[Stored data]
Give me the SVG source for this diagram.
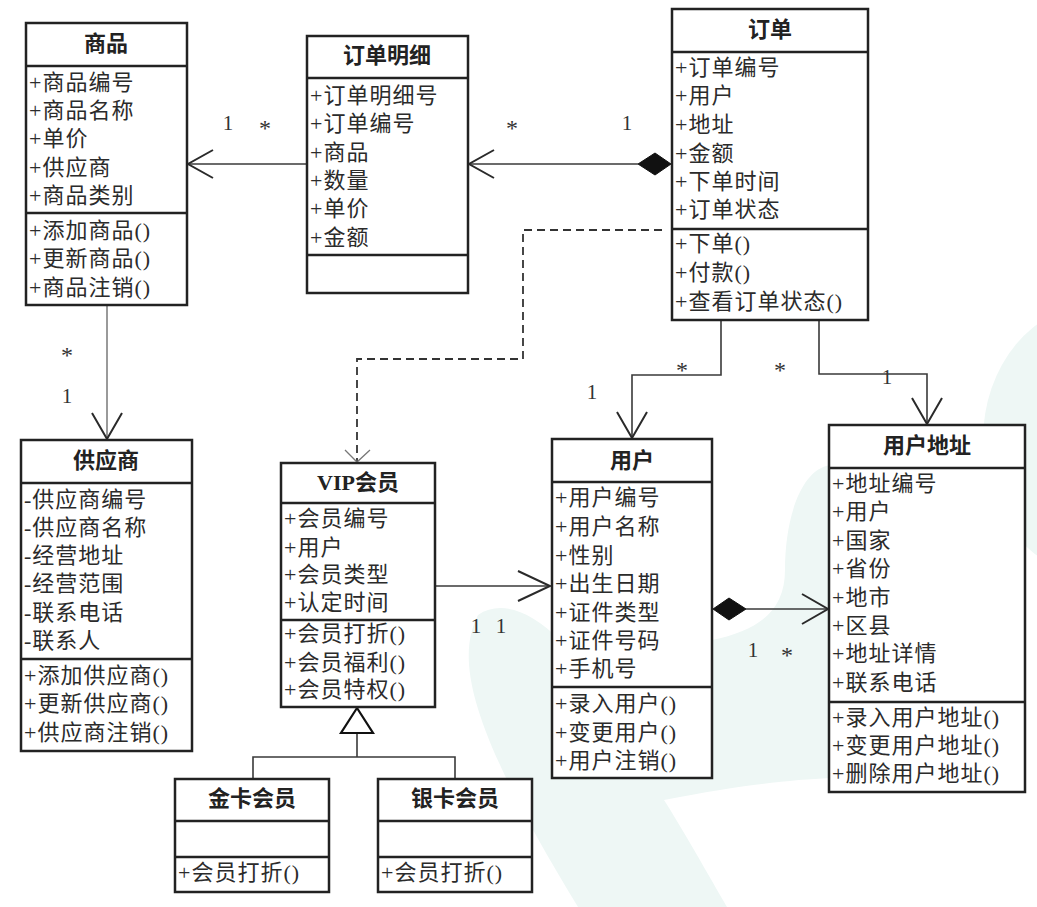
<svg xmlns="http://www.w3.org/2000/svg" width="1037" height="907" viewBox="0 0 1037 907">
<defs>
<style>
.bg{fill:#eef7f5;stroke:none}
.box{fill:#fff;stroke:#222;stroke-width:2.5}
.dv{stroke:#222;stroke-width:2.5;fill:none}
.t{font-family:"Liberation Serif","Noto Sans CJK SC",serif;font-size:22px;fill:#2b2b2b;letter-spacing:1px}
.ti{font-family:"Liberation Serif","Noto Sans CJK SC",serif;font-size:22px;font-weight:bold;fill:#222;text-anchor:middle}
.lbl{font-family:"Liberation Serif","Noto Sans CJK SC",serif;font-size:21px;fill:#333;text-anchor:middle}
.st{font-family:"Liberation Serif","Noto Sans CJK SC",serif;font-size:24px;fill:#333;text-anchor:middle}
.ln{stroke:#3a3a3a;stroke-width:1.6;fill:none}
.lg{stroke:#9a9a9a;stroke-width:2;fill:none}
.ah{stroke:#2a2a2a;stroke-width:2;fill:none}
.dash{stroke:#333;stroke-width:1.8;fill:none;stroke-dasharray:8 5}
.dm{fill:#111;stroke:#111;stroke-width:1}
</style>
</defs>
<rect x="0" y="0" width="1037" height="907" fill="#fff"/>
<g id="background">
<ellipse class="bg" cx="1095" cy="440" rx="112" ry="135"/>
<path class="bg" d="M 478 615 C 455 660 470 730 578 907 L 727 907 C 700 860 680 825 664 800 C 740 785 790 780 830 778 L 830 465 C 800 470 785 520 785 570 C 785 610 760 630 712 640 L 560 640 C 530 610 500 600 478 615 Z"/>
</g>
<g id="connectors">
<line class="ln" x1="307" y1="164" x2="188" y2="164"/>
<polyline class="ah" points="213,150 188,164 213,178"/>
<line class="ln" x1="638" y1="164" x2="469" y2="164"/>
<polyline class="ah" points="494,150 469,164 494,178"/>
<polygon class="dm" points="671,164 655,153 638,164 655,175"/>
<line class="lg" x1="107" y1="306" x2="107" y2="439"/>
<polyline class="ah" points="92,413 107,439 122,413"/>
<path class="dash" d="M 662 230 H 523 V 359 H 357 V 462"/>
<polyline points="345,450 357,462 370,450" fill="none" stroke="#777" stroke-width="1.3"/>
<line class="ln" x1="435" y1="586" x2="550" y2="586"/>
<polyline class="ah" points="518,571 550,586 518,601"/>
<path class="ln" d="M 721 320 V 375 H 632 V 438"/>
<polyline class="ah" points="617,412 632,438 647,412"/>
<path class="ln" d="M 819 320 V 374 H 927 V 424"/>
<polyline class="ah" points="912,398 927,424 942,398"/>
<line class="ln" x1="746" y1="609" x2="828" y2="609"/>
<polyline class="ah" points="802,594 828,609 802,624"/>
<polygon class="dm" points="713,609 729,598 746,609 729,620"/>
<path class="ln" d="M 357 733 V 757 M 253 779 V 757 H 455 V 779"/>
<polygon points="357,708 341,733 373,733" fill="#fff" stroke="#111" stroke-width="2.2"/>
<text class="lbl" x="228" y="130">1</text>
<text class="st" x="265" y="136">*</text>
<text class="st" x="512" y="136">*</text>
<text class="lbl" x="627" y="130">1</text>
<text class="st" x="67" y="363">*</text>
<text class="lbl" x="67" y="403">1</text>
<text class="st" x="682" y="378">*</text>
<text class="lbl" x="592" y="399">1</text>
<text class="st" x="780" y="378">*</text>
<text class="lbl" x="887" y="384">1</text>
<text class="lbl" x="476" y="633">1</text>
<text class="lbl" x="501" y="633">1</text>
<text class="lbl" x="753" y="657">1</text>
<text class="st" x="787" y="663">*</text>
</g>
<g id="node-shangpin">
<rect class="box" x="26" y="23" width="161" height="282"/>
<line class="dv" x1="26" y1="66" x2="187" y2="66"/>
<line class="dv" x1="26" y1="213" x2="187" y2="213"/>
<text class="ti" x="106" y="51">商品</text>
<text class="t" x="29" y="90">+商品编号</text>
<text class="t" x="29" y="118">+商品名称</text>
<text class="t" x="29" y="146">+单价</text>
<text class="t" x="29" y="175">+供应商</text>
<text class="t" x="29" y="203">+商品类别</text>
<text class="t" x="29" y="238">+添加商品()</text>
<text class="t" x="29" y="266">+更新商品()</text>
<text class="t" x="29" y="295">+商品注销()</text>
</g>
<g id="node-dingdanmingxi">
<rect class="box" x="307" y="36" width="161" height="257"/>
<line class="dv" x1="307" y1="78" x2="468" y2="78"/>
<line class="dv" x1="307" y1="255" x2="468" y2="255"/>
<text class="ti" x="387" y="63">订单明细</text>
<text class="t" x="310" y="103">+订单明细号</text>
<text class="t" x="310" y="131">+订单编号</text>
<text class="t" x="310" y="160">+商品</text>
<text class="t" x="310" y="188">+数量</text>
<text class="t" x="310" y="216">+单价</text>
<text class="t" x="310" y="245">+金额</text>
</g>
<g id="node-dingdan">
<rect class="box" x="672" y="9" width="196" height="311"/>
<line class="dv" x1="672" y1="52" x2="868" y2="52"/>
<line class="dv" x1="672" y1="229" x2="868" y2="229"/>
<text class="ti" x="770" y="37">订单</text>
<text class="t" x="675" y="75">+订单编号</text>
<text class="t" x="675" y="103">+用户</text>
<text class="t" x="675" y="132">+地址</text>
<text class="t" x="675" y="161">+金额</text>
<text class="t" x="675" y="189">+下单时间</text>
<text class="t" x="675" y="217">+订单状态</text>
<text class="t" x="675" y="251">+下单()</text>
<text class="t" x="675" y="280">+付款()</text>
<text class="t" x="675" y="309">+查看订单状态()</text>
</g>
<g id="node-gongyingshang">
<rect class="box" x="21" y="440" width="171" height="311"/>
<line class="dv" x1="21" y1="483" x2="192" y2="483"/>
<line class="dv" x1="21" y1="659" x2="192" y2="659"/>
<text class="ti" x="106" y="468">供应商</text>
<text class="t" x="24" y="507">-供应商编号</text>
<text class="t" x="24" y="535">-供应商名称</text>
<text class="t" x="24" y="563">-经营地址</text>
<text class="t" x="24" y="591">-经营范围</text>
<text class="t" x="24" y="620">-联系电话</text>
<text class="t" x="24" y="648">-联系人</text>
<text class="t" x="24" y="683">+添加供应商()</text>
<text class="t" x="24" y="711">+更新供应商()</text>
<text class="t" x="24" y="740">+供应商注销()</text>
</g>
<g id="node-vip">
<rect class="box" x="281" y="463" width="154" height="244"/>
<line class="dv" x1="281" y1="503" x2="435" y2="503"/>
<line class="dv" x1="281" y1="620" x2="435" y2="620"/>
<text class="ti" x="358" y="490">VIP会员</text>
<text class="t" x="284" y="526">+会员编号</text>
<text class="t" x="284" y="555">+用户</text>
<text class="t" x="284" y="582">+会员类型</text>
<text class="t" x="284" y="610">+认定时间</text>
<text class="t" x="284" y="641">+会员打折()</text>
<text class="t" x="284" y="670">+会员福利()</text>
<text class="t" x="284" y="697">+会员特权()</text>
</g>
<g id="node-yonghu">
<rect class="box" x="552" y="439" width="160" height="339"/>
<line class="dv" x1="552" y1="482" x2="712" y2="482"/>
<line class="dv" x1="552" y1="687" x2="712" y2="687"/>
<text class="ti" x="632" y="468">用户</text>
<text class="t" x="555" y="505">+用户编号</text>
<text class="t" x="555" y="534">+用户名称</text>
<text class="t" x="555" y="563">+性别</text>
<text class="t" x="555" y="591">+出生日期</text>
<text class="t" x="555" y="620">+证件类型</text>
<text class="t" x="555" y="648">+证件号码</text>
<text class="t" x="555" y="676">+手机号</text>
<text class="t" x="555" y="711">+录入用户()</text>
<text class="t" x="555" y="740">+变更用户()</text>
<text class="t" x="555" y="768">+用户注销()</text>
</g>
<g id="node-yonghudizhi">
<rect class="box" x="829" y="425" width="196" height="367"/>
<line class="dv" x1="829" y1="468" x2="1025" y2="468"/>
<line class="dv" x1="829" y1="702" x2="1025" y2="702"/>
<text class="ti" x="927" y="453">用户地址</text>
<text class="t" x="832" y="491">+地址编号</text>
<text class="t" x="832" y="519">+用户</text>
<text class="t" x="832" y="548">+国家</text>
<text class="t" x="832" y="576">+省份</text>
<text class="t" x="832" y="605">+地市</text>
<text class="t" x="832" y="633">+区县</text>
<text class="t" x="832" y="661">+地址详情</text>
<text class="t" x="832" y="690">+联系电话</text>
<text class="t" x="832" y="725">+录入用户地址()</text>
<text class="t" x="832" y="753">+变更用户地址()</text>
<text class="t" x="832" y="781">+删除用户地址()</text>
</g>
<g id="node-jinka">
<rect class="box" x="175" y="779" width="154" height="113"/>
<line class="dv" x1="175" y1="821" x2="329" y2="821"/>
<line class="dv" x1="175" y1="857" x2="329" y2="857"/>
<text class="ti" x="252" y="806">金卡会员</text>
<text class="t" x="178" y="880">+会员打折()</text>
</g>
<g id="node-yinka">
<rect class="box" x="378" y="779" width="154" height="113"/>
<line class="dv" x1="378" y1="821" x2="532" y2="821"/>
<line class="dv" x1="378" y1="857" x2="532" y2="857"/>
<text class="ti" x="455" y="806">银卡会员</text>
<text class="t" x="381" y="880">+会员打折()</text>
</g>
</svg>
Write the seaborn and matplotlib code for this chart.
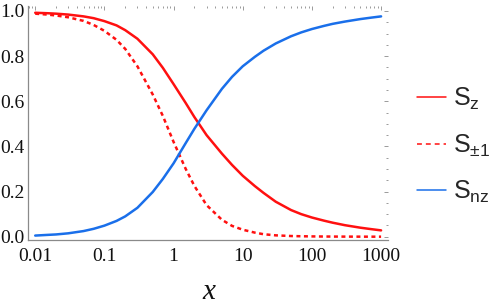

▶ _The task_: Search the records above for the string "this". Copy every line that contains it.

▶ _Written answer_:
Give me the SVG source for this diagram.
Write the seaborn and matplotlib code for this chart.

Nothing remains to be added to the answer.